In a bid to support the property sector, China’s central bank extended some policies from a November rescue package until the end of 2024. Traders are now expecting further stimulus measures to revive the world’s second-largest economy, which is struggling to recover from the impact of the COVID-19 pandemic.
These developments have reinforced the market’s positive trajectory following the supply reductions announced by leading exporters Saudi Arabia and Russia for August last week.
OPEC Optimistic about Demand:
Haitham Al Ghais, the Secretary General of OPEC, stated on Tuesday that global demand for all types of energy is projected to increase by 23% through 2045. He emphasized the need for innovative solutions, including carbon capture utilization and storage, hydrogen projects, and the establishment of a circular carbon economy, which received endorsement from the G20.
Potential Pressure from U.S. CPI:
In the United States, the largest energy consumer globally, the power grid operator in Texas predicted a new round of record-breaking electricity usage as residents contend with a summer heatwave.

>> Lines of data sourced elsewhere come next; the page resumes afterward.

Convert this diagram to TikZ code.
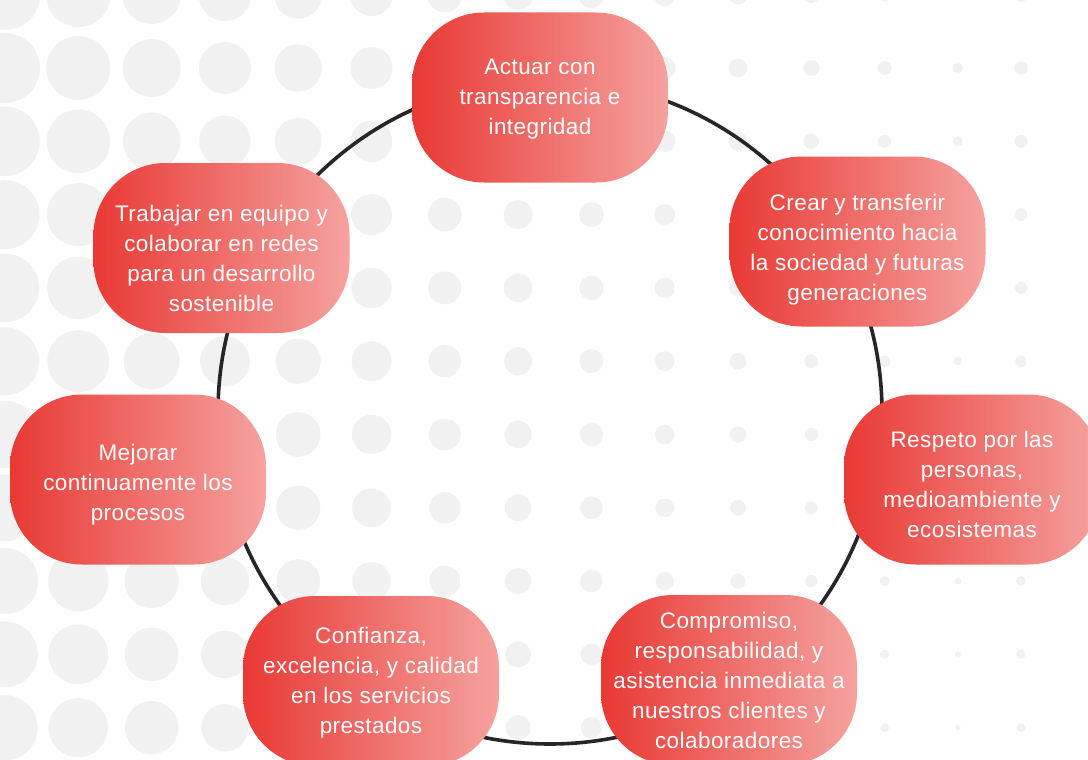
\documentclass[tikz,border=0pt]{standalone}
\usepackage{fontspec}
\setmainfont{Liberation Sans}[LetterSpace=2.0]
\definecolor{dotgray}{RGB}{241,241,241}
\definecolor{boxl}{RGB}{233,57,52}
\definecolor{boxr}{RGB}{245,162,159}
\definecolor{ring}{RGB}{38,38,38}
\begin{document}
\begin{tikzpicture}[x=1pt,y=-1pt,
  valuebox/.style={rounded corners=72pt, minimum width=256pt, minimum height=170pt,
    left color=boxl, right color=boxr, draw=none, inner sep=0pt},
  valuetext/.style={text=white, align=center, inner sep=0pt,
    font=\fontsize{22.5}{30}\selectfont}]
\useasboundingbox (0,0) rectangle (1088,760);
\fill[white] (0,0) rectangle (1088,760);
% dotted background
\foreach \cx/\rr in {5/35, 78.3/32, 151.6/29, 224.9/26, 298.2/23.7, 371.5/21,
  444.8/17.3, 518.1/15, 591.4/13, 664.7/11, 738/9.5, 811.3/8, 884.6/6.8,
  957.9/5.2, 1021/6.8} {
  \foreach \k in {-1,...,9} {
    \pgfmathsetmacro{\rad}{max(2.2,\rr-0.27*\k)}
    \fill[dotgray] (\cx,68+73.3*\k) circle (\rad pt);
  }
}
% ring
\coordinate (c) at (550,412);
\draw[ring, line width=3.6pt] (c) circle (332pt);
% boxes
\node[valuebox] (b1) at (540,97.5) {};
\node[valuebox] (b2) at (857.5,241.5) {};
\node[valuebox] (b3) at (972,479.5) {};
\node[valuebox] (b4) at (729,680) {};
\node[valuebox] (b5) at (371,681) {};
\node[valuebox] (b6) at (138,479.5) {};
\node[valuebox] (b7) at (221.5,248) {};
% texts
\node[valuetext] (t1) at (540,99.5) {Actuar con\\transparencia e\\integridad};
\node[valuetext] (t2) at (857.5,249.5) {Crear y transferir\\conocimiento hacia\\la sociedad y futuras\\generaciones};
\node[valuetext] (t3) at (972,484.5) {Respeto por las\\personas,\\medioambiente y\\ecosistemas};
\node[valuetext] (t4) at (729,680.5) {Compromiso,\\responsabilidad, y\\asistencia inmediata a\\nuestros clientes y\\colaboradores};
\node[valuetext] (t5) at (371,682.5) {Confianza,\\excelencia, y calidad\\en los servicios\\prestados};
\node[valuetext] (t6) at (138,484.5) {Mejorar\\continuamente los\\procesos};
\node[valuetext] (t7) at (221.5,258.5) {Trabajar en equipo y\\colaborar en redes\\para un desarrollo\\sostenible};
\end{tikzpicture}
\end{document}
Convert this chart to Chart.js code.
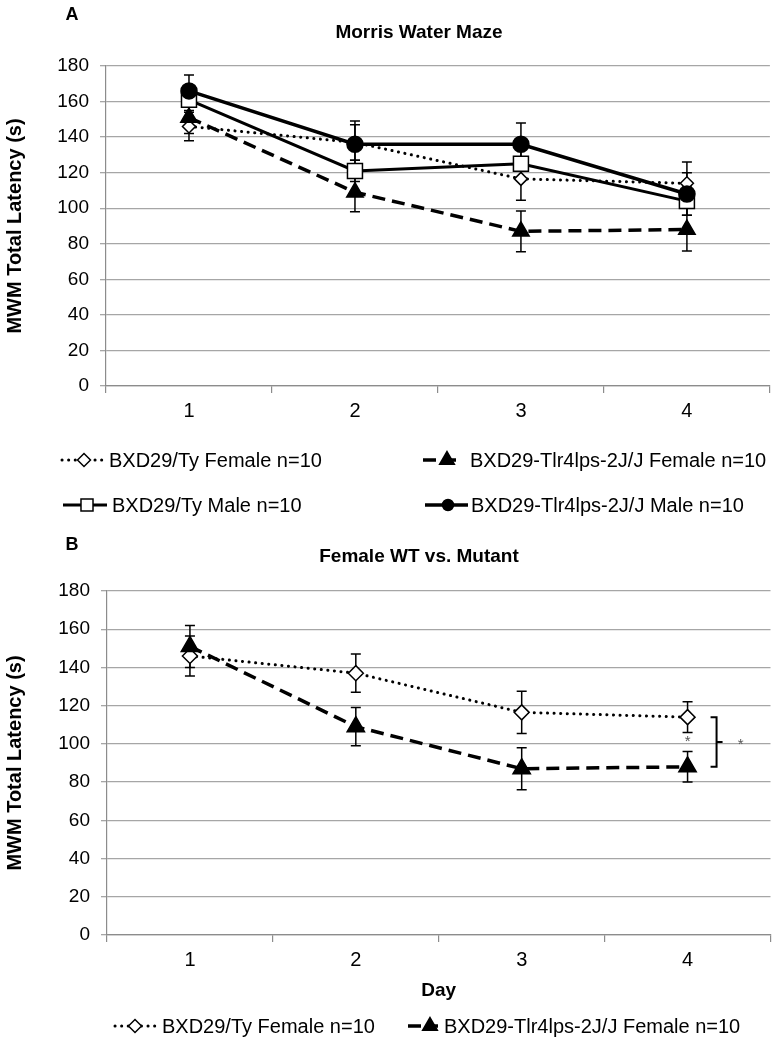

The focus this week, however, will be on the release of the latest inflation figures in the U.S., which could impact the thinking of Federal Reserve officials prior to the upcoming policy-setting meeting later this month.
“This is significant for the markets, as it will shape expectations regarding monetary policy from the U.S. Fed in the coming months. A reading above the year-on-year consensus (3.1%) would likely exert pressure on risk assets,” noted analysts at ING in a statement.
Comments made by several Federal Reserve officials on Monday raised speculations that the central bank may be nearing the end of its rate-hiking cycle, leading to a two-month low for the U.S. dollar. A weaker dollar typically makes crude oil more affordable for holders of other currencies and often stimulates oil demand.
Later today, the Energy Information Administration will publish the short-term energy outlook, along with industry data from the American Petroleum Institute, which will provide further details about U.S. crude inventories.